Workspace Node Elasticsearch Text Analysis Results-Summary Tab

In the Elasticsearch Text Analysis node dialog box, under the Results heading, select Summary tab to access the following options.

Option Description
Frequency Measure
Inverse Document Frequency Select this option to analyze and report inverse document frequencies.

These are relative document frequencies (df) of different words.
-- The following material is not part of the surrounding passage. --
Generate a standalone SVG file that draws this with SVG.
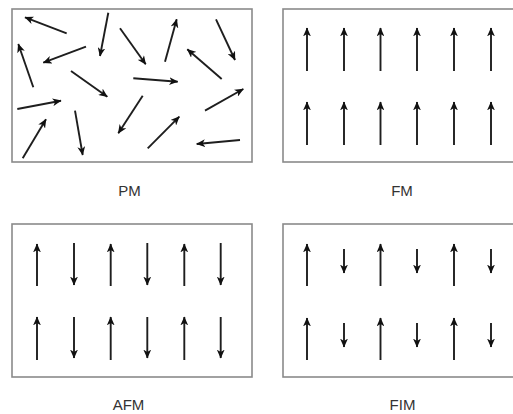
<svg xmlns="http://www.w3.org/2000/svg" width="513" height="414" viewBox="0 0 513 414">
<defs>
<marker id="ah" viewBox="0 0 8 7" markerWidth="9" markerHeight="7.9" refX="7.5" refY="3.5" orient="auto" markerUnits="userSpaceOnUse">
<path d="M0,0 L8,3.5 L0,7 L2.2,3.5 z" fill="#111"/>
</marker>
</defs>
<style>
.box{fill:#fff;stroke:#8a8a8a;stroke-width:1.6}
.a{stroke:#1e1e1e;stroke-width:1.9;fill:none;marker-end:url(#ah)}
.lbl{font-family:"Liberation Sans",Arial,sans-serif;font-size:15px;fill:#333;text-anchor:middle}
</style>
<rect width="513" height="414" fill="#fff"/>
<g id="pm">
<rect class="box" x="12" y="9" width="240" height="153"/>
<line class="a" x1="66.7" y1="33.3" x2="25" y2="17.3"/>
<line class="a" x1="108.3" y1="12.7" x2="100" y2="56"/>
<line class="a" x1="120" y1="28.3" x2="145.7" y2="64.3"/>
<line class="a" x1="165" y1="61.7" x2="176.7" y2="19.3"/>
<line class="a" x1="216" y1="19.3" x2="235" y2="60"/>
<line class="a" x1="33.3" y1="87.3" x2="18.3" y2="44"/>
<line class="a" x1="86" y1="46.7" x2="43.3" y2="62.7"/>
<line class="a" x1="221.7" y1="79" x2="187.3" y2="49.3"/>
<line class="a" x1="71" y1="71" x2="107.3" y2="96.7"/>
<line class="a" x1="133.3" y1="78.3" x2="177.7" y2="81.7"/>
<line class="a" x1="17.3" y1="109" x2="61" y2="100.7"/>
<line class="a" x1="142.7" y1="95.7" x2="118.3" y2="133.3"/>
<line class="a" x1="205" y1="110.7" x2="243.3" y2="89"/>
<line class="a" x1="22.7" y1="158.3" x2="46" y2="119.3"/>
<line class="a" x1="75" y1="110.7" x2="82.7" y2="155"/>
<line class="a" x1="147.7" y1="148.3" x2="179.3" y2="116.7"/>
<line class="a" x1="240" y1="140" x2="196.7" y2="144"/>
<text class="lbl" x="129.5" y="196">PM</text>
</g>
<g id="fm">
<rect class="box" x="283" y="9" width="240" height="153"/>
<line class="a" x1="307" y1="71" x2="307" y2="28"/>
<line class="a" x1="344" y1="71" x2="344" y2="28"/>
<line class="a" x1="380.5" y1="71" x2="380.5" y2="28"/>
<line class="a" x1="417" y1="71" x2="417" y2="28"/>
<line class="a" x1="454" y1="71" x2="454" y2="28"/>
<line class="a" x1="491" y1="71" x2="491" y2="28"/>
<line class="a" x1="307" y1="145" x2="307" y2="102"/>
<line class="a" x1="344" y1="145" x2="344" y2="102"/>
<line class="a" x1="380.5" y1="145" x2="380.5" y2="102"/>
<line class="a" x1="417" y1="145" x2="417" y2="102"/>
<line class="a" x1="454" y1="145" x2="454" y2="102"/>
<line class="a" x1="491" y1="145" x2="491" y2="102"/>
<text class="lbl" x="402" y="196">FM</text>
</g>
<g id="afm">
<rect class="box" x="12" y="224" width="240" height="153"/>
<line class="a" x1="37" y1="286" x2="37" y2="244"/>
<line class="a" x1="74" y1="243" x2="74" y2="285"/>
<line class="a" x1="110.7" y1="286" x2="110.7" y2="244"/>
<line class="a" x1="147.3" y1="243" x2="147.3" y2="285"/>
<line class="a" x1="184.3" y1="286" x2="184.3" y2="244"/>
<line class="a" x1="220.7" y1="243" x2="220.7" y2="285"/>
<line class="a" x1="37" y1="360" x2="37" y2="317"/>
<line class="a" x1="74" y1="317" x2="74" y2="358"/>
<line class="a" x1="110.7" y1="360" x2="110.7" y2="317"/>
<line class="a" x1="147.3" y1="317" x2="147.3" y2="358"/>
<line class="a" x1="184.3" y1="360" x2="184.3" y2="317"/>
<line class="a" x1="220.7" y1="317" x2="220.7" y2="358"/>
<text class="lbl" x="128.5" y="410">AFM</text>
</g>
<g id="fim">
<rect class="box" x="283" y="224" width="240" height="153"/>
<line class="a" x1="307" y1="286" x2="307" y2="244"/>
<line class="a" x1="344" y1="249" x2="344" y2="273"/>
<line class="a" x1="380.5" y1="286" x2="380.5" y2="244"/>
<line class="a" x1="417" y1="249" x2="417" y2="273"/>
<line class="a" x1="454" y1="286" x2="454" y2="244"/>
<line class="a" x1="491" y1="249" x2="491" y2="273"/>
<line class="a" x1="307" y1="360" x2="307" y2="318"/>
<line class="a" x1="344" y1="323" x2="344" y2="347"/>
<line class="a" x1="380.5" y1="360" x2="380.5" y2="318"/>
<line class="a" x1="417" y1="323" x2="417" y2="347"/>
<line class="a" x1="454" y1="360" x2="454" y2="318"/>
<line class="a" x1="491" y1="323" x2="491" y2="347"/>
<text class="lbl" x="402.5" y="410">FIM</text>
</g>
</svg>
Raw Select this option to operate on raw word frequencies collected in the term-document index.
Frequency Outputs
Minimum % of files where word occurs Use this option to specify the minimum permissible document frequency (specify a percentage value) for the analysis. Words that occur in fewer than the indicated percentage of documents are deemed as non-diagnostic and excluded from the analysis.
Maximum number of words to be selected Use this option to specify an integer number for the maximum number of indexed words to be selected for subsequent analysis. If the number of indexed terms exceeds this limit, the program trims it by selecting those with the highest document frequencies, and among those with equal document frequencies - ones with higher total occurrence count.
Frequency Matrix Select this option to compute statistical summaries for each word (within each document). These are simple transformations of the original word frequencies. This is done to achieve more meaningful indices with values and distributions (for example, of the words across the documents).
Selected Words Select this option to display the words that are extracted from the documents and their frequencies (the overall word frequencies as well as document frequencies i.e., number of documents in which they are found).